● WORK TO COMPLETE
Reproduce the lines exactly, beginning with the line that has "Recreate this image" and ending with the line that has "from matplotlib.patches import". Images are left out.

● DATASET EXTRACT

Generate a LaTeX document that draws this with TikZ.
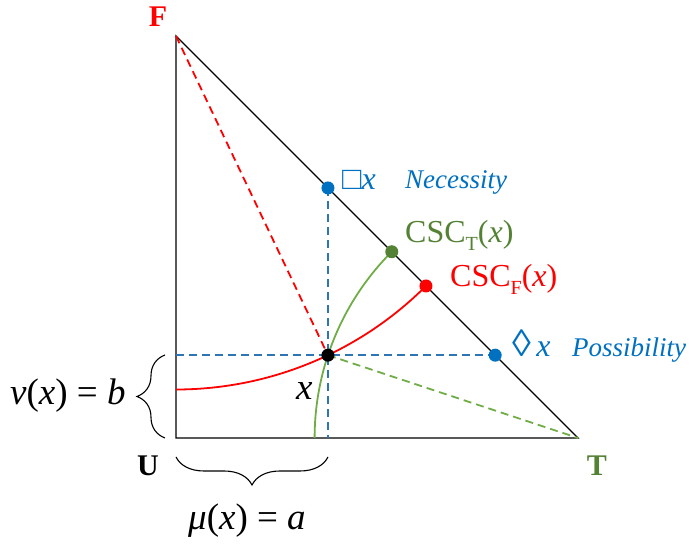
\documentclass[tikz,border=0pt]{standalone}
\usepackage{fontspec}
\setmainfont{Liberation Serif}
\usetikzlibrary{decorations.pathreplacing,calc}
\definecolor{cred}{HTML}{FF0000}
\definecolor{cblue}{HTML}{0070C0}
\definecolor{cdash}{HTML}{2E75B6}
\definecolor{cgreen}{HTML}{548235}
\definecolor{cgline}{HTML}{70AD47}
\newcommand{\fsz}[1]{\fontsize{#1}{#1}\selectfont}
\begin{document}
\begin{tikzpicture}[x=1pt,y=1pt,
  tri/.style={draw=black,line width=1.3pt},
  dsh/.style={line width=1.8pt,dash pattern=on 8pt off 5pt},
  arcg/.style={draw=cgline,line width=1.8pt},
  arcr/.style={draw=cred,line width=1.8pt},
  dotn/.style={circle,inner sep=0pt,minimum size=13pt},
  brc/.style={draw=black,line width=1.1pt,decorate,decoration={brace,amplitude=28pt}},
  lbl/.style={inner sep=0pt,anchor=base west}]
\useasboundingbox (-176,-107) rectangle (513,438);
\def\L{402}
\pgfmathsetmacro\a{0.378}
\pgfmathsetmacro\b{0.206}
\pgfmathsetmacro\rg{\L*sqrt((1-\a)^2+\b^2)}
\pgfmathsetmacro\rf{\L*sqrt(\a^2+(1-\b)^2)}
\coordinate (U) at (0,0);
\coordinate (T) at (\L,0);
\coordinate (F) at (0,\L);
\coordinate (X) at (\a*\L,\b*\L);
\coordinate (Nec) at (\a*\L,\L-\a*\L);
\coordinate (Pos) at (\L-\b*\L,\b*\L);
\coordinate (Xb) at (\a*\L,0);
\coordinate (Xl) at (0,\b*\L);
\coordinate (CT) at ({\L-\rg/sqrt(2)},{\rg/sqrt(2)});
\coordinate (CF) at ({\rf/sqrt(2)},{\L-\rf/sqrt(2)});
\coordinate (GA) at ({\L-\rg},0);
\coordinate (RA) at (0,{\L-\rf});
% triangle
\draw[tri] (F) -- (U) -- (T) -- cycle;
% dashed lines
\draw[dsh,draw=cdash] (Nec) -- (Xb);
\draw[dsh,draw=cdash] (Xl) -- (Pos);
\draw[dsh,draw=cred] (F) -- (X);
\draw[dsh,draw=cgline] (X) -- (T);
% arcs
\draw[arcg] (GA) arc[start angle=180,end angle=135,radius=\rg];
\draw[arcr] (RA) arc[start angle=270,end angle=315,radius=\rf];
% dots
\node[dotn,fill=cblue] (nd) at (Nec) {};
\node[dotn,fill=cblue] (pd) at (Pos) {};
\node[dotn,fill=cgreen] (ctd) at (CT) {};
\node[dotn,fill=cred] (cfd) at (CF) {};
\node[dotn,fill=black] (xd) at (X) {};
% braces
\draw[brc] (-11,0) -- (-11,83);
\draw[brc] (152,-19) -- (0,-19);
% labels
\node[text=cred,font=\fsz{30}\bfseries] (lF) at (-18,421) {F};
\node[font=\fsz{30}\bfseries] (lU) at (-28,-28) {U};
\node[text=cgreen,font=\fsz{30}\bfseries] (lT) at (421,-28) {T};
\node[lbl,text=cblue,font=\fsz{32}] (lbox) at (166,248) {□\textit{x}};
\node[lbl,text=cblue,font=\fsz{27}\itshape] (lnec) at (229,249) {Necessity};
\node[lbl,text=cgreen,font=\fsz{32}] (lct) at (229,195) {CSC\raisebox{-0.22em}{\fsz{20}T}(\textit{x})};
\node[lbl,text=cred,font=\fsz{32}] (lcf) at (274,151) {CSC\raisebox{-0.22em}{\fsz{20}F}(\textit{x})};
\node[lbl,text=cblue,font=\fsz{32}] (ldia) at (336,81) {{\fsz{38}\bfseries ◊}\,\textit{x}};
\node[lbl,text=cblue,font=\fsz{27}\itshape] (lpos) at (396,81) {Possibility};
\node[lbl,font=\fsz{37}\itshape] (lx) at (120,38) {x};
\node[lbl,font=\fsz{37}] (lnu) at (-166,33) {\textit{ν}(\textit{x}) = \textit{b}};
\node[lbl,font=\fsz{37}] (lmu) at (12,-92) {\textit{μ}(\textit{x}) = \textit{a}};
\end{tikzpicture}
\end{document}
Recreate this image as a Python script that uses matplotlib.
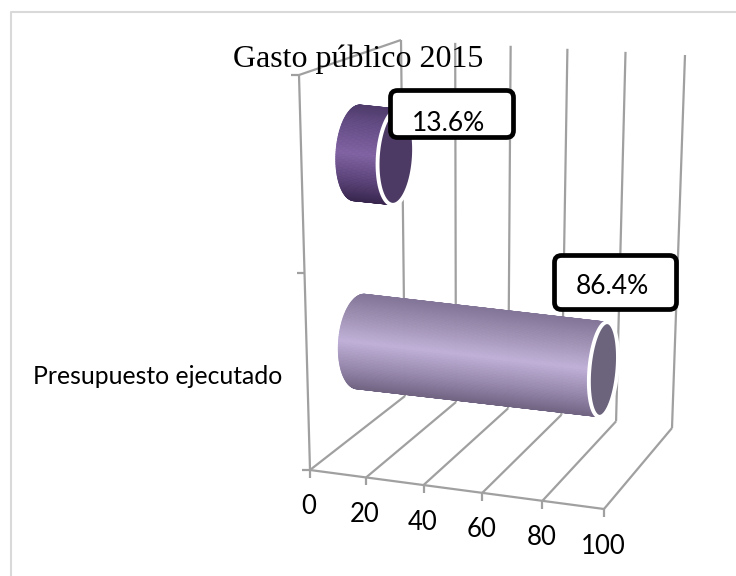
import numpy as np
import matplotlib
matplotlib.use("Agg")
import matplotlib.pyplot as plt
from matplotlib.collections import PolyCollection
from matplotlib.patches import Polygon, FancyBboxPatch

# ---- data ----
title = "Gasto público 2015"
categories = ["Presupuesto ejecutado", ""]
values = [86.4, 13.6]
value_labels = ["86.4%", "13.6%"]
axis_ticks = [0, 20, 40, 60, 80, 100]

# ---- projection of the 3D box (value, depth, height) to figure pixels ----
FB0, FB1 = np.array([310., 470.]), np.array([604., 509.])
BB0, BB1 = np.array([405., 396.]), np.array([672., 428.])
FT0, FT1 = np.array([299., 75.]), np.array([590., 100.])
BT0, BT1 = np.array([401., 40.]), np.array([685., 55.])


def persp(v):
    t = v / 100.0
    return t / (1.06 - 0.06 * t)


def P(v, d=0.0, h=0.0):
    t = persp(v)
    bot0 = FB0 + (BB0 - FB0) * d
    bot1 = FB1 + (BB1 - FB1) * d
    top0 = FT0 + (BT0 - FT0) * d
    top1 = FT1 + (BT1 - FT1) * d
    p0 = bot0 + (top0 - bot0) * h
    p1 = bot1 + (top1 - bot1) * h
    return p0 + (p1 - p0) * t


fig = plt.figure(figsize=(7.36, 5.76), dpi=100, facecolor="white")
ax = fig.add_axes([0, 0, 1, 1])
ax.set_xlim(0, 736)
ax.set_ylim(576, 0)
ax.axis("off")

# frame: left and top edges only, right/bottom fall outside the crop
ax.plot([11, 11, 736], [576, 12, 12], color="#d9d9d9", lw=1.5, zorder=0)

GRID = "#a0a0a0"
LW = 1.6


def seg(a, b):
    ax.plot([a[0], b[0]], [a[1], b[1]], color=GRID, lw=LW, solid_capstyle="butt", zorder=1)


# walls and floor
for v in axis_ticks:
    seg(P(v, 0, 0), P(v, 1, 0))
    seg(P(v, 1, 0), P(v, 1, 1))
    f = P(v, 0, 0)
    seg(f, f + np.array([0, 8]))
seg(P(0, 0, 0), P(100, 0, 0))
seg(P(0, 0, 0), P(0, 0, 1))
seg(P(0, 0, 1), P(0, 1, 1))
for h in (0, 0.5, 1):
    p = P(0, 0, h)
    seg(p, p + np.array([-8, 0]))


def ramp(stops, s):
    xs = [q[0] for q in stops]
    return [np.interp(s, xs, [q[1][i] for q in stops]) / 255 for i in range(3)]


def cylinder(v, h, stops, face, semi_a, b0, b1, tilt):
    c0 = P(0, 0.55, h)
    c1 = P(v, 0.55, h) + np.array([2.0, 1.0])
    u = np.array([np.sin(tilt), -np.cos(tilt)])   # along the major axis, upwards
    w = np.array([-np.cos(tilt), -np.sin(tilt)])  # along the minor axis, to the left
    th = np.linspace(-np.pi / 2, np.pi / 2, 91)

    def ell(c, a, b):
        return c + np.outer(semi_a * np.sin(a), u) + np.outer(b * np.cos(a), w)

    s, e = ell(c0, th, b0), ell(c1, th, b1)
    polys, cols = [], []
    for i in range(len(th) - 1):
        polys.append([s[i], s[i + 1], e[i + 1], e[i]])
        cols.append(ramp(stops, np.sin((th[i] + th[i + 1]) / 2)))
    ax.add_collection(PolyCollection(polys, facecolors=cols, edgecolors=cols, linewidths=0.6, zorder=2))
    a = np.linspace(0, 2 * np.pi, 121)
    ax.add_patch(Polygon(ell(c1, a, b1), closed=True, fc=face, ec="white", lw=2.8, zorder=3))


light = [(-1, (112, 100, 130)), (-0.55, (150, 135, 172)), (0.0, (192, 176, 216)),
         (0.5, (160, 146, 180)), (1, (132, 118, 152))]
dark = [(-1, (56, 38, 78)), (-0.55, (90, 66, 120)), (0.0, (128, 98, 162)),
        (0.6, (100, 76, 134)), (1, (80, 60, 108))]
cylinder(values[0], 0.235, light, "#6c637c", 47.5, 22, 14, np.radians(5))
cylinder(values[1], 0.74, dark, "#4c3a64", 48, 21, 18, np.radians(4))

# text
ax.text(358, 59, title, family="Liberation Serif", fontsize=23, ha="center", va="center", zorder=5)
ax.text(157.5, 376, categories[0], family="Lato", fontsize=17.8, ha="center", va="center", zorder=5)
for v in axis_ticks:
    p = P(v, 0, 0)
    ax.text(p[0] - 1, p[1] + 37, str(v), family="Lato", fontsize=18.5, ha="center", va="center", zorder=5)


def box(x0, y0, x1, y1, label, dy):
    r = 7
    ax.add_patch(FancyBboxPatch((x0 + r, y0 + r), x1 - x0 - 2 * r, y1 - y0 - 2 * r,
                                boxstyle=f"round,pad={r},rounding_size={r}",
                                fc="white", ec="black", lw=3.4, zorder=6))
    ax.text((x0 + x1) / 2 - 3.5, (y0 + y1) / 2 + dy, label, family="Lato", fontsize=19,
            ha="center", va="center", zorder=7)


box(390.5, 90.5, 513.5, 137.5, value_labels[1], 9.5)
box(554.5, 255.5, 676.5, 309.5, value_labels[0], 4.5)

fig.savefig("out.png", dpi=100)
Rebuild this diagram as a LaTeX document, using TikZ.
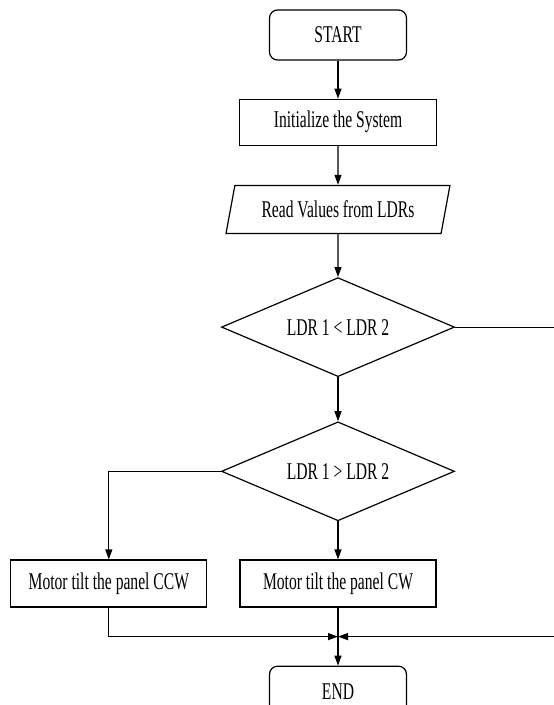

● FULL SOLUTION
Recreate this image as a Python script that uses matplotlib.
import numpy as np
import matplotlib
matplotlib.use("Agg")
import matplotlib.pyplot as plt
from matplotlib.collections import PolyCollection
from matplotlib.patches import Polygon, FancyBboxPatch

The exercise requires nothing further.